Stated problem:
Beginning with the first line of the data below, reproduce every line unchanged, ending with the line that holds "from matplotlib.ticker import".

Extracted material:
<<<<

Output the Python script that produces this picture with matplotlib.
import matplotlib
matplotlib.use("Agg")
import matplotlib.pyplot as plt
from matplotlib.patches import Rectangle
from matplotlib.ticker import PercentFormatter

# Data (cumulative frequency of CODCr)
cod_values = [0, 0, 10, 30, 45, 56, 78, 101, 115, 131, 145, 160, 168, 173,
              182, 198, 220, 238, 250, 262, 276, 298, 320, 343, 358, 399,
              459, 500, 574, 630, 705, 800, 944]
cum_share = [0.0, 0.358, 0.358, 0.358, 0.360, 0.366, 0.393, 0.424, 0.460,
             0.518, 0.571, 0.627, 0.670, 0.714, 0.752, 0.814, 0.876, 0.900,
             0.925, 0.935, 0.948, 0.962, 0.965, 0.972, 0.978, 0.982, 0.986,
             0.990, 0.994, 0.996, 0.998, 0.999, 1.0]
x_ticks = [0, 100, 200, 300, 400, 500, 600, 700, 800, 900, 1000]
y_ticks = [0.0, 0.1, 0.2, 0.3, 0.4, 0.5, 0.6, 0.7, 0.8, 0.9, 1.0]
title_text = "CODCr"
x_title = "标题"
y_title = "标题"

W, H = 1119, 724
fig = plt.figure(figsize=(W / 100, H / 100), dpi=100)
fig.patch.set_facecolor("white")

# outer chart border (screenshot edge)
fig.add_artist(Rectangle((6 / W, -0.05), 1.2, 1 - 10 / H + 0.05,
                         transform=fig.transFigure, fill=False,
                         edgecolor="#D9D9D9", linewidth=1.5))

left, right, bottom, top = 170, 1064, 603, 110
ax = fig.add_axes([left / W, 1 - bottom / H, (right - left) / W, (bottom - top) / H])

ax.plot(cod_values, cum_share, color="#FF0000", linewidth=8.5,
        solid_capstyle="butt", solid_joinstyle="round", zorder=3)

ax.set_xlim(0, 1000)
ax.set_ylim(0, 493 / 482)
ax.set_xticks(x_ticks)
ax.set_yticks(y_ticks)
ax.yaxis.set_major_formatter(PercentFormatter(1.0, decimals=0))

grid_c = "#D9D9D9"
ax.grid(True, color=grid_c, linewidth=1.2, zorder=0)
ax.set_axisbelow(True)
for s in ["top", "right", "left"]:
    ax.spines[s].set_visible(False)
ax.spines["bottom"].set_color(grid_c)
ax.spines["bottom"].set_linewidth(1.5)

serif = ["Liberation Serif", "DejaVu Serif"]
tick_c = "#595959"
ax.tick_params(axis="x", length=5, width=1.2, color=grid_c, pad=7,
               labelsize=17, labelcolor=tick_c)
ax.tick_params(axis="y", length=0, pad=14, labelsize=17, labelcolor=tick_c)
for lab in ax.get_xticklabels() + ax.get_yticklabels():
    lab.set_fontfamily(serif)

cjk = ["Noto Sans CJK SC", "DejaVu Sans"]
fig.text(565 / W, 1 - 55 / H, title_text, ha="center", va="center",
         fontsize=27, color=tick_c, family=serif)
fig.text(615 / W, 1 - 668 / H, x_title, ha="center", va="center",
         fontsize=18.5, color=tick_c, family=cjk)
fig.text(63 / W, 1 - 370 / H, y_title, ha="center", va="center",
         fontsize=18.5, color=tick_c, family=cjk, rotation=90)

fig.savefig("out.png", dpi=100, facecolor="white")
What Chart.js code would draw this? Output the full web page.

>>>>

Completed exercise:
Output the Python script that produces this picture with matplotlib.
import matplotlib
matplotlib.use("Agg")
import matplotlib.pyplot as plt
from matplotlib.patches import Rectangle
from matplotlib.ticker import PercentFormatter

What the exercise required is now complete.